• Aim of the task: Exclude the pictures and return every line exactly as written.

----- Data excerpt -----

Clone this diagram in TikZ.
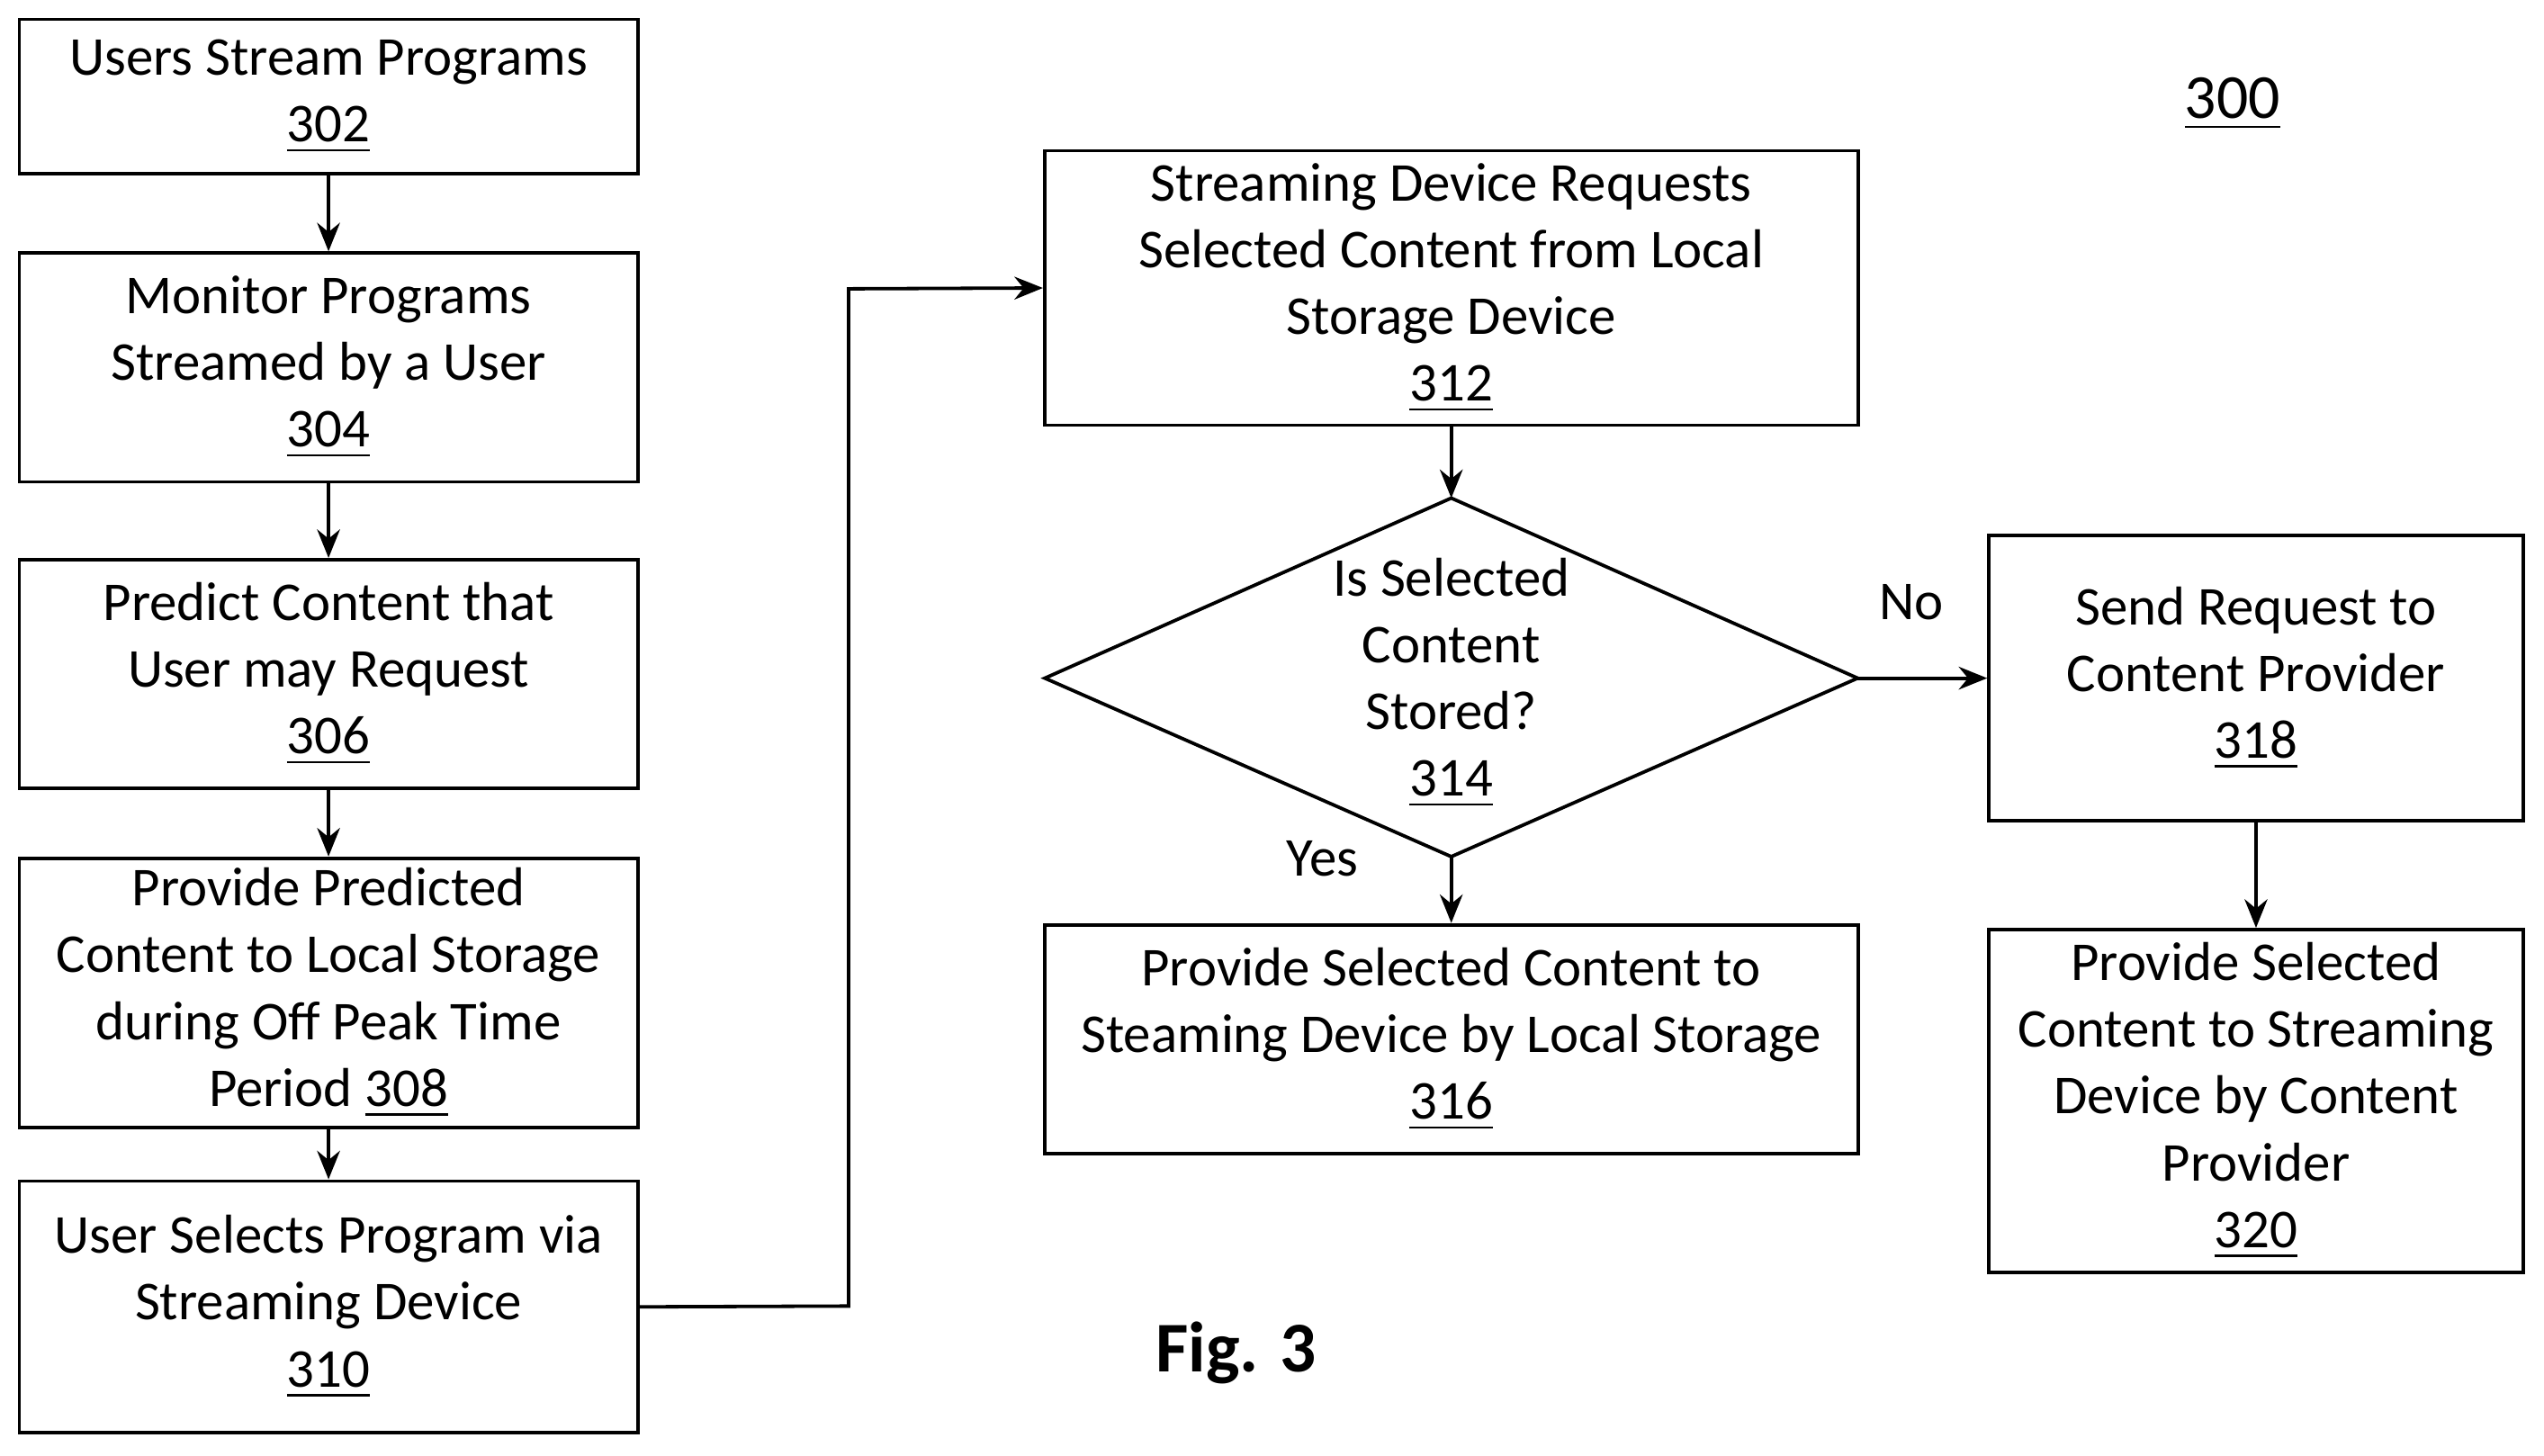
\documentclass[tikz,border=0pt]{standalone}
\usepackage{fontspec}
\setmainfont{Carlito}
\usetikzlibrary{shapes.geometric,arrows.meta}
\begin{document}
\begin{tikzpicture}[x=0.01cm,y=-0.01cm,
  box/.style={draw,line width=0.6pt,rectangle,inner sep=0pt,align=center,font=\fontsize{9.6}{11.7}\selectfont},
  lbl/.style={font=\fontsize{9.6}{11.7}\selectfont},
  arr/.style={line width=0.6pt,-{Stealth[length=5pt,width=4pt]}}]
\useasboundingbox (0,0) rectangle (1568,897);
\node[box,minimum width=3.81cm,minimum height=0.95cm] (b302) at (202.5,59.5) {Users Stream Programs\\\underline{302}};
\node[box,minimum width=3.81cm,minimum height=1.41cm] (b304) at (202.5,226.5) {Monitor Programs\\Streamed by a User\\\underline{304}};
\node[box,minimum width=3.81cm,minimum height=1.41cm] (b306) at (202.5,415.5) {Predict Content that\\User may Request\\\underline{306}};
\node[box,minimum width=3.81cm,minimum height=1.66cm] (b308) at (202.5,612) {Provide Predicted\\Content to Local Storage\\during Off Peak Time\\Period \underline{308}};
\node[box,minimum width=3.81cm,minimum height=1.55cm] (b310) at (202.5,805.5) {User Selects Program via\\Streaming Device\\\underline{310}};
\node[box,minimum width=5.01cm,minimum height=1.69cm] (b312) at (894.5,177.5) {Streaming Device Requests\\Selected Content from Local\\Storage Device\\\underline{312}};
\draw[line width=0.6pt] (644,418) -- (894.5,307) -- (1145,418) -- (894.5,528) -- cycle;
\coordinate (dL) at (644,418); \coordinate (dT) at (894.5,307);
\coordinate (dR) at (1145,418); \coordinate (dB) at (894.5,528);
\node[lbl,align=center] (d314) at (894.5,421) {Is Selected\\Content\\Stored?\\\underline{314}};
\node[box,minimum width=5.01cm,minimum height=1.41cm] (b316) at (894.5,640.5) {Provide Selected Content to\\Steaming Device by Local Storage\\\underline{316}};
\node[box,minimum width=3.29cm,minimum height=1.76cm] (b318) at (1390.5,418) {Send Request to\\Content Provider\\\underline{318}};
\node[box,minimum width=3.29cm,minimum height=2.11cm] (b320) at (1390.5,678.5) {Provide Selected\\Content to Streaming\\Device by Content\\Provider\\\underline{320}};
\node[font=\fontsize{11}{13}\selectfont] (n300) at (1376,64) {\underline{300}};
\node[font=\fontsize{12.5}{15}\selectfont\bfseries] (fig) at (762,834) {Fig. 3};
\node[lbl] (no) at (1178,371) {No};
\node[lbl] (yes) at (815,529) {Yes};
\draw[arr] (b302) -- (b304);
\draw[arr] (b304) -- (b306);
\draw[arr] (b306) -- (b308);
\draw[arr] (b308) -- (b310);
\coordinate (c1) at (523,805); \coordinate (c2) at (523,178);
\draw[arr] (b310.east) -- (c1) -- (c2) -- (b312.west);
\draw[arr] (b312) -- (dT);
\draw[arr] (dB) -- (b316);
\draw[arr] (dR) -- (b318.west);
\draw[arr] (b318) -- (b320);
\end{tikzpicture}
\end{document}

-----

• Complete answer:
Clone this diagram in TikZ.
\documentclass[tikz,border=0pt]{standalone}
\usepackage{fontspec}
\setmainfont{Carlito}
\usetikzlibrary{shapes.geometric,arrows.meta}
\begin{document}
\begin{tikzpicture}[x=0.01cm,y=-0.01cm,
  box/.style={draw,line width=0.6pt,rectangle,inner sep=0pt,align=center,font=\fontsize{9.6}{11.7}\selectfont},
  lbl/.style={font=\fontsize{9.6}{11.7}\selectfont},
  arr/.style={line width=0.6pt,-{Stealth[length=5pt,width=4pt]}}]
\useasboundingbox (0,0) rectangle (1568,897);
\node[box,minimum width=3.81cm,minimum height=0.95cm] (b302) at (202.5,59.5) {Users Stream Programs\\\underline{302}};
\node[box,minimum width=3.81cm,minimum height=1.41cm] (b304) at (202.5,226.5) {Monitor Programs\\Streamed by a User\\\underline{304}};
\node[box,minimum width=3.81cm,minimum height=1.41cm] (b306) at (202.5,415.5) {Predict Content that\\User may Request\\\underline{306}};
\node[box,minimum width=3.81cm,minimum height=1.66cm] (b308) at (202.5,612) {Provide Predicted\\Content to Local Storage\\during Off Peak Time\\Period \underline{308}};
\node[box,minimum width=3.81cm,minimum height=1.55cm] (b310) at (202.5,805.5) {User Selects Program via\\Streaming Device\\\underline{310}};
\node[box,minimum width=5.01cm,minimum height=1.69cm] (b312) at (894.5,177.5) {Streaming Device Requests\\Selected Content from Local\\Storage Device\\\underline{312}};
\draw[line width=0.6pt] (644,418) -- (894.5,307) -- (1145,418) -- (894.5,528) -- cycle;
\coordinate (dL) at (644,418); \coordinate (dT) at (894.5,307);
\coordinate (dR) at (1145,418); \coordinate (dB) at (894.5,528);
\node[lbl,align=center] (d314) at (894.5,421) {Is Selected\\Content\\Stored?\\\underline{314}};
\node[box,minimum width=5.01cm,minimum height=1.41cm] (b316) at (894.5,640.5) {Provide Selected Content to\\Steaming Device by Local Storage\\\underline{316}};
\node[box,minimum width=3.29cm,minimum height=1.76cm] (b318) at (1390.5,418) {Send Request to\\Content Provider\\\underline{318}};
\node[box,minimum width=3.29cm,minimum height=2.11cm] (b320) at (1390.5,678.5) {Provide Selected\\Content to Streaming\\Device by Content\\Provider\\\underline{320}};
\node[font=\fontsize{11}{13}\selectfont] (n300) at (1376,64) {\underline{300}};
\node[font=\fontsize{12.5}{15}\selectfont\bfseries] (fig) at (762,834) {Fig. 3};
\node[lbl] (no) at (1178,371) {No};
\node[lbl] (yes) at (815,529) {Yes};
\draw[arr] (b302) -- (b304);
\draw[arr] (b304) -- (b306);
\draw[arr] (b306) -- (b308);
\draw[arr] (b308) -- (b310);
\coordinate (c1) at (523,805); \coordinate (c2) at (523,178);
\draw[arr] (b310.east) -- (c1) -- (c2) -- (b312.west);
\draw[arr] (b312) -- (dT);
\draw[arr] (dB) -- (b316);
\draw[arr] (dR) -- (b318.west);
\draw[arr] (b318) -- (b320);
\end{tikzpicture}
\end{document}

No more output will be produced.